My Divorce

Ma-ma-ma My Divorce!

Type:
Free Download
Developer:
Brett Douville

I'm going to start this review off with a comic that I think sums up the male existential dilemma more succinctly than anything I've ever seen, and then link you to the author's explanation of the game. Then I'm going to say, hey! Don't read that stuff yet! Play the game first! Some fraction of you may have follow the links sequentially and are now feeling cheated. Hey, at least you aren't stuck in a dead-end relationship!

The game follows the abstract geometry of Rod Humble's The Marriage. That game had a no-click interface based on parsing the cursor over different shapes to try and make the pink and blue squares (representing the archetypical male and female since 1956) come together and kiss while also gaining self-esteem from circles representing various nourishments of life such as career. The women gained her esteem from the relationship and the man from the world, so it was.

This time around you've got two children involved (little pink and/or blue circles, randomly assigned), separated from you by a barrier created by the divorce, you can get the kids to come over using a roughly parsed gestural interface, and the clicking to intervene takes a role with the same circles representing general nourishment. As far as I can interpret it, the game is about the wreckage of the pain of a former "true love" not only being distant, but being at once a necessity to the emotional lives of your children and also a subversive enemy, keeping them from you, warping them in ways you do not approve. So you're left with the task of manning up, seeing through your emotions, past that wall, and intervening to try and do the best for your children. In this case, that means keeping them from bumping into the mother too much and making sure they get education or baseball or piano lessons or whatever those circles are so they can grow instead of shrink in her infantilizing aura of matrilineal egotism. On the other hand, if you "round them up" and bring them over to your side, surely as the result of painful litigation, it costs them, so it's not so one sided in male bias.

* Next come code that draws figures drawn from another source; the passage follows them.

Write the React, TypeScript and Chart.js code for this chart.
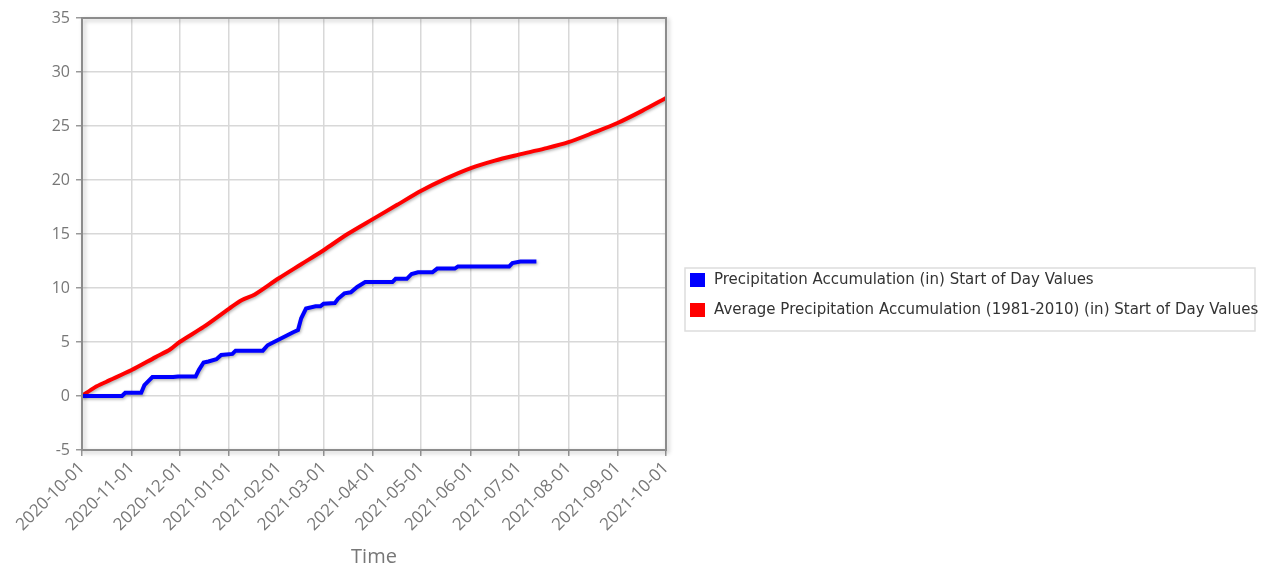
import { useEffect, useRef } from 'react';
import { Chart, registerables } from 'chart.js';

Chart.register(...registerables);

const START_DATE = '2020-10-01';

const xTickLabels = [
  '2020-10-01', '2020-11-01', '2020-12-01', '2021-01-01', '2021-02-01', '2021-03-01',
  '2021-04-01', '2021-05-01', '2021-06-01', '2021-07-01', '2021-08-01', '2021-09-01', '2021-10-01',
];

const yMin = -5;
const yMax = 35;
const yStep = 5;

const seriesLabels = [
  'Precipitation Accumulation (in) Start of Day Values',
  'Average Precipitation Accumulation (1981-2010) (in) Start of Day Values',
];
const seriesColors = ['#0000ff', '#ff0000'];

const observedDates = [
  '2020-10-01', '2020-10-26', '2020-10-28', '2020-11-07', '2020-11-09', '2020-11-11', '2020-11-14',
  '2020-11-27', '2020-11-30', '2020-12-11', '2020-12-13', '2020-12-16', '2020-12-19', '2020-12-24',
  '2020-12-27', '2021-01-03', '2021-01-05', '2021-01-22', '2021-01-25', '2021-01-29', '2021-02-02',
  '2021-02-06', '2021-02-10', '2021-02-13', '2021-02-15', '2021-02-18', '2021-02-24', '2021-02-27',
  '2021-03-01', '2021-03-08', '2021-03-10', '2021-03-14', '2021-03-18', '2021-03-22', '2021-03-27',
  '2021-04-13', '2021-04-15', '2021-04-22', '2021-04-25', '2021-04-29', '2021-05-08', '2021-05-11',
  '2021-05-22', '2021-05-24', '2021-06-25', '2021-06-27', '2021-07-02', '2021-07-12',
];
const observedValues = [
  0, 0, 0.3, 0.3, 1.0, 1.3, 1.75,
  1.75, 1.8, 1.8, 2.4, 3.1, 3.2, 3.4,
  3.8, 3.9, 4.2, 4.2, 4.7, 5.0, 5.3,
  5.6, 5.9, 6.1, 7.2, 8.1, 8.3, 8.3,
  8.55, 8.6, 9.0, 9.5, 9.6, 10.1, 10.55,
  10.55, 10.85, 10.85, 11.3, 11.45, 11.45, 11.8,
  11.8, 12.0, 12.0, 12.3, 12.45, 12.45,
];

const normalDates = [
  '2020-10-01', '2020-10-09', '2020-10-16', '2020-11-01', '2020-11-16', '2020-11-25', '2020-12-01',
  '2020-12-16', '2021-01-01', '2021-01-09', '2021-01-17', '2021-02-01', '2021-02-15', '2021-03-01',
  '2021-03-16', '2021-04-01', '2021-04-16', '2021-05-01', '2021-05-16', '2021-06-01', '2021-06-16',
  '2021-07-01', '2021-07-17', '2021-08-01', '2021-08-17', '2021-09-01', '2021-09-16', '2021-10-01',
];
const normalValues = [
  0, 0.8, 1.3, 2.4, 3.6, 4.3, 5.0,
  6.4, 8.1, 8.9, 9.4, 10.9, 12.2, 13.5,
  15.0, 16.4, 17.7, 19.0, 20.1, 21.1, 21.8,
  22.35, 22.9, 23.5, 24.4, 25.3, 26.4, 27.6,
];

const dayOf = (s: string) => (Date.parse(s) - Date.parse(START_DATE)) / 86400000;

const xTickDays = xTickLabels.map(dayOf);

const shadowPlugin = {
  id: 'lineShadow',
  beforeDatasetsDraw(chart: any) {
    const { ctx } = chart;
    ctx.save();
    ctx.shadowColor = 'rgba(0,0,0,0.3)';
    ctx.shadowBlur = 3;
    ctx.shadowOffsetX = 1;
    ctx.shadowOffsetY = 1.5;
  },
  afterDatasetsDraw(chart: any) {
    chart.ctx.restore();
  },
};

const framePlugin = {
  id: 'plotFrame',
  afterDatasetsDraw(chart: any) {
    const { ctx, chartArea } = chart;
    ctx.save();
    ctx.strokeStyle = '#8c8c8c';
    ctx.lineWidth = 2;
    ctx.shadowColor = 'rgba(0,0,0,0.25)';
    ctx.shadowBlur = 4;
    ctx.shadowOffsetX = 2;
    ctx.shadowOffsetY = 2;
    ctx.strokeRect(chartArea.left, chartArea.top, chartArea.right - chartArea.left, chartArea.bottom - chartArea.top);
    ctx.restore();
  },
};

const legendPlugin = {
  id: 'boxLegend',
  afterDraw(chart: any) {
    const { ctx } = chart;
    const x0 = 685;
    const y0 = 268;
    const w = 570;
    const h = 63;
    ctx.save();
    ctx.strokeStyle = '#dddddd';
    ctx.lineWidth = 1.5;
    ctx.strokeRect(x0, y0, w, h);
    ctx.font = '15px "DejaVu Sans"';
    ctx.textBaseline = 'middle';
    chart.data.datasets.forEach((ds: any, i: number) => {
      const cy = y0 + 12 + i * 30;
      ctx.fillStyle = ds.borderColor;
      ctx.fillRect(x0 + 5, cy - 7, 15, 14);
      ctx.fillStyle = '#333333';
      ctx.fillText(ds.label, x0 + 29, cy);
    });
    ctx.restore();
  },
};

export default function App() {
  const canvasRef = useRef<HTMLCanvasElement | null>(null);

  useEffect(() => {
    if (!canvasRef.current) return;
    const chart = new Chart(canvasRef.current, {
      type: 'line',
      data: {
        datasets: [
          {
            label: seriesLabels[0],
            data: observedDates.map((d, i) => ({ x: dayOf(d), y: observedValues[i] })),
            borderColor: seriesColors[0],
            backgroundColor: seriesColors[0],
            borderWidth: 4,
            pointRadius: 0,
            tension: 0,
            fill: false,
          },
          {
            label: seriesLabels[1],
            data: normalDates.map((d, i) => ({ x: dayOf(d), y: normalValues[i] })),
            borderColor: seriesColors[1],
            backgroundColor: seriesColors[1],
            borderWidth: 4,
            pointRadius: 0,
            tension: 0.3,
            fill: false,
          },
        ],
      },
      options: {
        animation: false,
        responsive: true,
        maintainAspectRatio: false,
        layout: { padding: { left: 0, top: 18, right: 605, bottom: 0 } },
        plugins: {
          legend: { display: false },
          tooltip: { enabled: false },
        },
        scales: {
          x: {
            type: 'linear',
            min: xTickDays[0],
            max: xTickDays[xTickDays.length - 1],
            afterBuildTicks: (scale: any) => {
              scale.ticks = xTickDays.map((v) => ({ value: v }));
            },
            afterFit: (scale: any) => {
              scale.height = 117;
            },
            grid: { color: '#d8d8d8', lineWidth: 1.5, tickColor: '#9a9a9a', tickLength: 6, drawTicks: true },
            border: { display: false },
            ticks: {
              autoSkip: false,
              minRotation: 45,
              maxRotation: 45,
              padding: 2,
              color: '#777777',
              font: { family: '"Open Sans"', size: 17 },
              callback: (value: any) => {
                const idx = xTickDays.indexOf(Number(value));
                return idx >= 0 ? xTickLabels[idx] : '';
              },
            },
            title: {
              display: true,
              text: 'Time',
              color: '#777777',
              font: { family: '"Open Sans"', size: 20, lineHeight: 1 },
              padding: { top: 0, bottom: 0 },
            },
          },
          y: {
            type: 'linear',
            min: yMin,
            max: yMax,
            afterFit: (scale: any) => {
              scale.width = 82;
            },
            grid: { color: '#d8d8d8', lineWidth: 1.5, tickColor: '#9a9a9a', tickLength: 6, drawTicks: true },
            border: { display: false },
            ticks: {
              stepSize: yStep,
              padding: 6,
              color: '#777777',
              font: { family: '"Open Sans"', size: 16 },
            },
          },
        },
      },
      plugins: [shadowPlugin, framePlugin, legendPlugin],
    });
    return () => chart.destroy();
  }, []);

  return (
    <div style={{ position: 'fixed', left: 0, top: 0, width: 1271, height: 567, background: '#ffffff' }}>
      <canvas ref={canvasRef} />
    </div>
  );
}
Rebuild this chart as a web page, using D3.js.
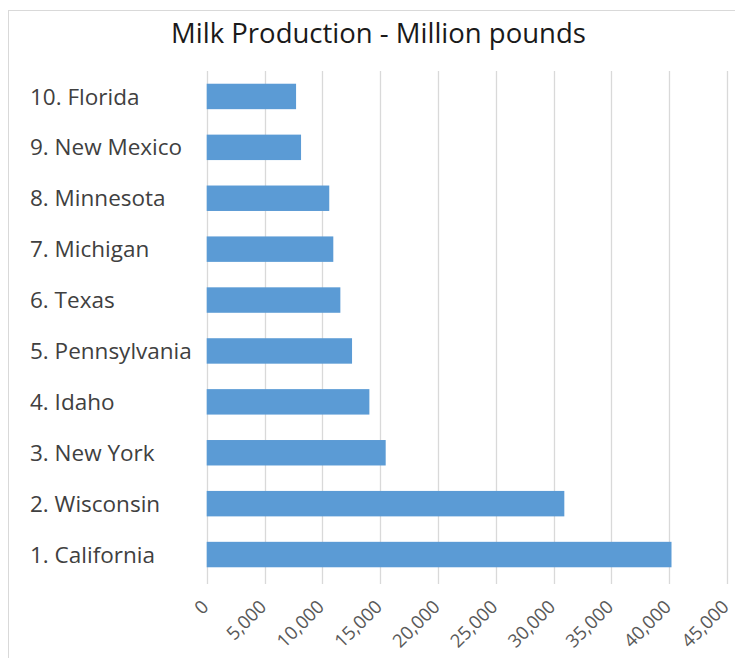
<!DOCTYPE html>
<html>
<head>
<meta charset="utf-8">
<script src="https://cdn.jsdelivr.net/npm/d3@7"></script>
<style>
  html, body { margin: 0; padding: 0; background: #fff; }
  svg { display: block; font-family: "Open Sans", sans-serif; }
</style>
</head>
<body>
<svg id="chart" width="735" height="658"></svg>
<script>
// Top ten milk-producing states, million pounds
const states = [
  "1. California", "2. Wisconsin", "3. New York", "4. Idaho",
  "5. Pennsylvania", "6. Texas", "7. Michigan", "8. Minnesota",
  "9. New Mexico", "10. Florida"
];
const production = [40200, 30930, 15480, 14070, 12570, 11560, 10950, 10600, 8160, 7730];
const tickValues = [0, 5000, 10000, 15000, 20000, 25000, 30000, 35000, 40000, 45000];
const chartTitle = "Milk Production - Million pounds";

const rows = states.map((s, i) => ({ state: s, value: production[i] }));

const svg = d3.select("#chart");
const plot = { left: 206.7, right: 727, top: 71, bottom: 580 };

// outer chart frame
svg.append("rect")
  .attr("x", 8.5).attr("y", 10.5)
  .attr("width", 900).attr("height", 900)
  .attr("fill", "none").attr("stroke", "#d9d9d9");

const x = d3.scaleLinear().domain([0, 45000]).range([plot.left, plot.right]);
const y = d3.scaleBand()
  .domain(states.slice().reverse())
  .range([plot.top, plot.bottom])
  .paddingInner(0.5).paddingOuter(0.25);

// vertical gridlines
svg.append("g").selectAll("line").data(tickValues).join("line")
  .attr("x1", d => Math.round(x(d)) + 0.5).attr("x2", d => Math.round(x(d)) + 0.5)
  .attr("y1", plot.top).attr("y2", plot.bottom + 4)
  .attr("stroke", "#d9d9d9").attr("stroke-width", 1.3);

// bars
svg.append("g").selectAll("rect").data(rows).join("rect")
  .attr("x", x(0))
  .attr("y", d => y(d.state))
  .attr("width", d => x(d.value) - x(0))
  .attr("height", y.bandwidth())
  .attr("fill", "#5b9bd5");

// category labels
svg.append("g").selectAll("text").data(rows).join("text")
  .attr("x", 30)
  .attr("y", d => y(d.state) + y.bandwidth() / 2)
  .attr("dy", "0.36em")
  .attr("font-size", 22.5)
  .attr("fill", "#404040")
  .text(d => d.state);

// rotated value-axis labels
const fmt = d3.format(",");
svg.append("g").selectAll("text").data(tickValues).join("text")
  .attr("transform", d => `translate(${x(d) + 3},608) rotate(-45)`)
  .attr("text-anchor", "end")
  .attr("font-size", 18.5)
  .attr("fill", "#595959")
  .text(d => fmt(d));

// title
svg.append("text")
  .attr("x", 378.5).attr("y", 43)
  .attr("text-anchor", "middle")
  .attr("font-size", 27.5)
  .attr("fill", "#1a1a1a")
  .text(chartTitle);
</script>
</body>
</html>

There's also a dynamic with color fading and gravity, which is kind of interesting, and you can infer your own nuances from that or read the author's statements.

First my personal impression and then the more mechanical critique. I had sort of a lite version of a divorce last year at the age of 23 with a pregnant girlfriend, she has since given birth, threatened me with not being able to see the kid multiple times when she was in a bad mood, basically prevented me from having any direct role in raising him, and exploited me economically while denying my due visitations. But it's all good because he's a beautiful, healthy boy and any amount of visitation is better than none right? We've also chilled out and are on functional if not friendly terms. It's probably better that we didn't get married because it probably would have taken a lot longer to arrive at this relatively zero-sum situation, which surely could be disrupted to my disadvantage if any economic or emotional meteors happen to fall out of the sky. So I can relate to this shit, and my interpretations of the mechanics was undoubtedly biased by my experience, yours may be quite different.

Mechanically I think the game is more problematic as an interpretive system because of the added complexity in interface. Because the input verb of The Marriage was singular, mouse over something, and the resulting mechanics were all context-sensitive, you could explore the screen with your cursor having no preface and construct your own context through experimentation, which interestingly enough is kind of how most marriages actually work (or don't). This game is dealing with a dimensionally more complex manifestation of human relationships and tries to deal with it by adding not one degree of control but several, including one that depends on parsing gestures, which are an extremely problematic form of interface design as I hope many of us learned in the past years with the whole Wii hubbub. As a result players are more or less dependent on the author's explanation to be able to explore the system, thus pre-empting the journey of self-discovery and making the game, if you can imagine this, less accessible than Rod Humble's piece. But maybe that's ok, maybe this kind of biographical game has its place in complement to games exploring a concept from the second person. When Jason Rohrer did it people confused the sprite of his son for a little girl, this time around the little circles will be less mistakable.